▶ [Recorded information]:
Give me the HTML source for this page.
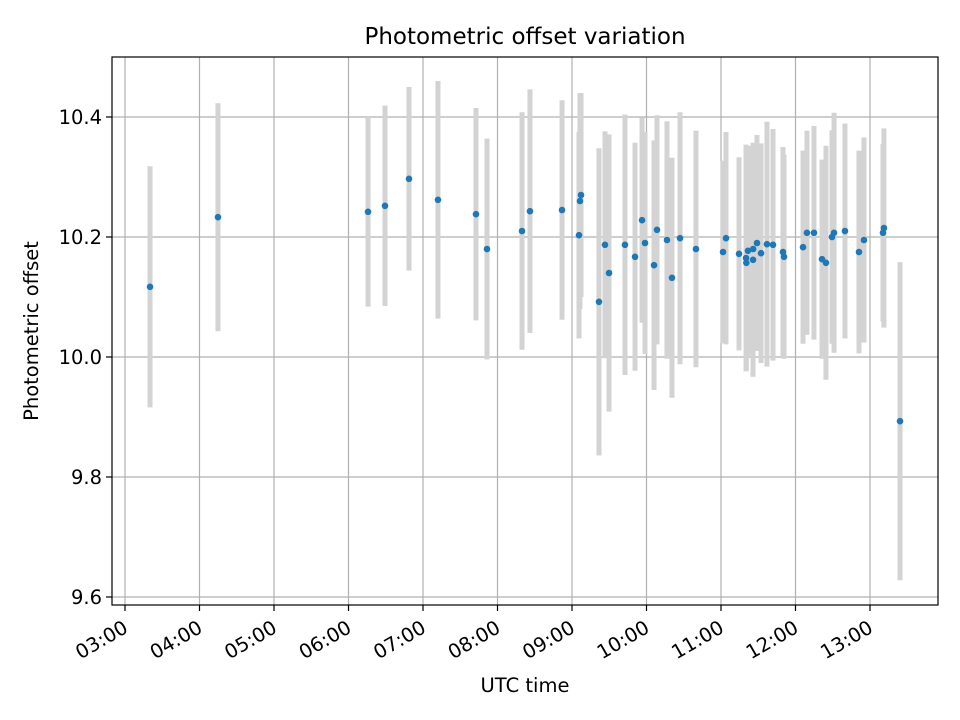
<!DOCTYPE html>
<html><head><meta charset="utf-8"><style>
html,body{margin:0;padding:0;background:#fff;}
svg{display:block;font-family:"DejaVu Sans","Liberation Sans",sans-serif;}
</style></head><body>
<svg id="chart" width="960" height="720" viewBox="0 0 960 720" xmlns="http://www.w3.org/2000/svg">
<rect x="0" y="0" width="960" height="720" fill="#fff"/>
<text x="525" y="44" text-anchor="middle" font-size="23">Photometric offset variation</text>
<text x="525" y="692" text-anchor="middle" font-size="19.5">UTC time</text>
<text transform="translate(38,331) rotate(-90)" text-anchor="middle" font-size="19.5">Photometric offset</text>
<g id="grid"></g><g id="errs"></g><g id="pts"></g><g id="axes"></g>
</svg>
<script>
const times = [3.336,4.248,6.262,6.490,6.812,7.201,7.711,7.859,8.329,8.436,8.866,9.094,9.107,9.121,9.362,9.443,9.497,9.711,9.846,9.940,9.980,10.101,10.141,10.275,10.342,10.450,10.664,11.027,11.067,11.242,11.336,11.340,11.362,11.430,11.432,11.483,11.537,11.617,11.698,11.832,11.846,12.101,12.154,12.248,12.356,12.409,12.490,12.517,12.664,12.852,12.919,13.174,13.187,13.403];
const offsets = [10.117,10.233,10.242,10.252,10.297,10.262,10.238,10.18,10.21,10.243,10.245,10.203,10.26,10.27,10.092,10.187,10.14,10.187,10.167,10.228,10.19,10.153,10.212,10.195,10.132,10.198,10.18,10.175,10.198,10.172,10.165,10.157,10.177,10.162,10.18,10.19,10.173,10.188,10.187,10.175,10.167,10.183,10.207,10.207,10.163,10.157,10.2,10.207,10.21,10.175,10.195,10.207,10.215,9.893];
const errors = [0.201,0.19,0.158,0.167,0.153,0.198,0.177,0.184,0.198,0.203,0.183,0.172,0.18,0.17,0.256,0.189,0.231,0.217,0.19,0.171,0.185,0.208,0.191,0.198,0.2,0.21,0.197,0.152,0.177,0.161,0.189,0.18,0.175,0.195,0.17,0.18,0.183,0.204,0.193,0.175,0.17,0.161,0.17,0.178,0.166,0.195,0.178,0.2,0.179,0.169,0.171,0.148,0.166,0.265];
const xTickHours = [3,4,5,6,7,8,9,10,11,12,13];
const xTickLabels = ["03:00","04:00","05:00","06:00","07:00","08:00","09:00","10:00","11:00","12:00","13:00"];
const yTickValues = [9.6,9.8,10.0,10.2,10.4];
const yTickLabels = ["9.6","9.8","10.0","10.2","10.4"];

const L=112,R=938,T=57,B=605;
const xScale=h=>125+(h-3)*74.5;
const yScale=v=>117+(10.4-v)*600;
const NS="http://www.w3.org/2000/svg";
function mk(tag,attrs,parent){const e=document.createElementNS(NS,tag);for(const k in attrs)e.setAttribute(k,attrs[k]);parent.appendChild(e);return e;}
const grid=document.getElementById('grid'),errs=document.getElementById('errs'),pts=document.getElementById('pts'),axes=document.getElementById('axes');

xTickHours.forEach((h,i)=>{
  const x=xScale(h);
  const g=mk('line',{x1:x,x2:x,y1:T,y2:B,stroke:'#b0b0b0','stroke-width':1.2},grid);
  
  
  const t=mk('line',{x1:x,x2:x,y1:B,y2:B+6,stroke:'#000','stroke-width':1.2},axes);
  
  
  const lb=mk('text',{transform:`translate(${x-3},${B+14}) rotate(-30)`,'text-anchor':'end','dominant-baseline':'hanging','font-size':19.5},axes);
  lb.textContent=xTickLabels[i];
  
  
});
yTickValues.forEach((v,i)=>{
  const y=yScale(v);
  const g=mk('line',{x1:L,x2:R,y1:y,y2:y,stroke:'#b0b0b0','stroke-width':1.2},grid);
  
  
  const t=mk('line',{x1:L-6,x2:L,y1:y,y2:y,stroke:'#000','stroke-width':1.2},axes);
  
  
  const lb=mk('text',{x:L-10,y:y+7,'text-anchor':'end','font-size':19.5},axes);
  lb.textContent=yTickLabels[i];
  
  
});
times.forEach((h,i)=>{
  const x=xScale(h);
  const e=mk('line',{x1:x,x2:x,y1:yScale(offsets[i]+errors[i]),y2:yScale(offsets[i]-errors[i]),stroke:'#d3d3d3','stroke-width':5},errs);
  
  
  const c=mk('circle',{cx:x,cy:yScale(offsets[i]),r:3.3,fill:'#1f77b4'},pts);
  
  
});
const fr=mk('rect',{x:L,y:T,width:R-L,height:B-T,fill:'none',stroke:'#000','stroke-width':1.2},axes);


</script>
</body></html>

▶ [Exercise]: Images should not appear in the copy; retype the listing above exactly.

▶ [Output of the exercise]:
Give me the HTML source for this page.
<!DOCTYPE html>
<html><head><meta charset="utf-8"><style>
html,body{margin:0;padding:0;background:#fff;}
svg{display:block;font-family:"DejaVu Sans","Liberation Sans",sans-serif;}
</style></head><body>
<svg id="chart" width="960" height="720" viewBox="0 0 960 720" xmlns="http://www.w3.org/2000/svg">
<rect x="0" y="0" width="960" height="720" fill="#fff"/>
<text x="525" y="44" text-anchor="middle" font-size="23">Photometric offset variation</text>
<text x="525" y="692" text-anchor="middle" font-size="19.5">UTC time</text>
<text transform="translate(38,331) rotate(-90)" text-anchor="middle" font-size="19.5">Photometric offset</text>
<g id="grid"></g><g id="errs"></g><g id="pts"></g><g id="axes"></g>
</svg>
<script>
const times = [3.336,4.248,6.262,6.490,6.812,7.201,7.711,7.859,8.329,8.436,8.866,9.094,9.107,9.121,9.362,9.443,9.497,9.711,9.846,9.940,9.980,10.101,10.141,10.275,10.342,10.450,10.664,11.027,11.067,11.242,11.336,11.340,11.362,11.430,11.432,11.483,11.537,11.617,11.698,11.832,11.846,12.101,12.154,12.248,12.356,12.409,12.490,12.517,12.664,12.852,12.919,13.174,13.187,13.403];
const offsets = [10.117,10.233,10.242,10.252,10.297,10.262,10.238,10.18,10.21,10.243,10.245,10.203,10.26,10.27,10.092,10.187,10.14,10.187,10.167,10.228,10.19,10.153,10.212,10.195,10.132,10.198,10.18,10.175,10.198,10.172,10.165,10.157,10.177,10.162,10.18,10.19,10.173,10.188,10.187,10.175,10.167,10.183,10.207,10.207,10.163,10.157,10.2,10.207,10.21,10.175,10.195,10.207,10.215,9.893];
const errors = [0.201,0.19,0.158,0.167,0.153,0.198,0.177,0.184,0.198,0.203,0.183,0.172,0.18,0.17,0.256,0.189,0.231,0.217,0.19,0.171,0.185,0.208,0.191,0.198,0.2,0.21,0.197,0.152,0.177,0.161,0.189,0.18,0.175,0.195,0.17,0.18,0.183,0.204,0.193,0.175,0.17,0.161,0.17,0.178,0.166,0.195,0.178,0.2,0.179,0.169,0.171,0.148,0.166,0.265];
const xTickHours = [3,4,5,6,7,8,9,10,11,12,13];
const xTickLabels = ["03:00","04:00","05:00","06:00","07:00","08:00","09:00","10:00","11:00","12:00","13:00"];
const yTickValues = [9.6,9.8,10.0,10.2,10.4];
const yTickLabels = ["9.6","9.8","10.0","10.2","10.4"];

const L=112,R=938,T=57,B=605;
const xScale=h=>125+(h-3)*74.5;
const yScale=v=>117+(10.4-v)*600;
const NS="http://www.w3.org/2000/svg";
function mk(tag,attrs,parent){const e=document.createElementNS(NS,tag);for(const k in attrs)e.setAttribute(k,attrs[k]);parent.appendChild(e);return e;}
const grid=document.getElementById('grid'),errs=document.getElementById('errs'),pts=document.getElementById('pts'),axes=document.getElementById('axes');

xTickHours.forEach((h,i)=>{
  const x=xScale(h);
  const g=mk('line',{x1:x,x2:x,y1:T,y2:B,stroke:'#b0b0b0','stroke-width':1.2},grid);
  
  
  const t=mk('line',{x1:x,x2:x,y1:B,y2:B+6,stroke:'#000','stroke-width':1.2},axes);
  
  
  const lb=mk('text',{transform:`translate(${x-3},${B+14}) rotate(-30)`,'text-anchor':'end','dominant-baseline':'hanging','font-size':19.5},axes);
  lb.textContent=xTickLabels[i];
  
  
});
yTickValues.forEach((v,i)=>{
  const y=yScale(v);
  const g=mk('line',{x1:L,x2:R,y1:y,y2:y,stroke:'#b0b0b0','stroke-width':1.2},grid);
  
  
  const t=mk('line',{x1:L-6,x2:L,y1:y,y2:y,stroke:'#000','stroke-width':1.2},axes);
  
  
  const lb=mk('text',{x:L-10,y:y+7,'text-anchor':'end','font-size':19.5},axes);
  lb.textContent=yTickLabels[i];
  
  
});
times.forEach((h,i)=>{
  const x=xScale(h);
  const e=mk('line',{x1:x,x2:x,y1:yScale(offsets[i]+errors[i]),y2:yScale(offsets[i]-errors[i]),stroke:'#d3d3d3','stroke-width':5},errs);
  
  
  const c=mk('circle',{cx:x,cy:yScale(offsets[i]),r:3.3,fill:'#1f77b4'},pts);
  
  
});
const fr=mk('rect',{x:L,y:T,width:R-L,height:B-T,fill:'none',stroke:'#000','stroke-width':1.2},axes);


</script>
</body></html>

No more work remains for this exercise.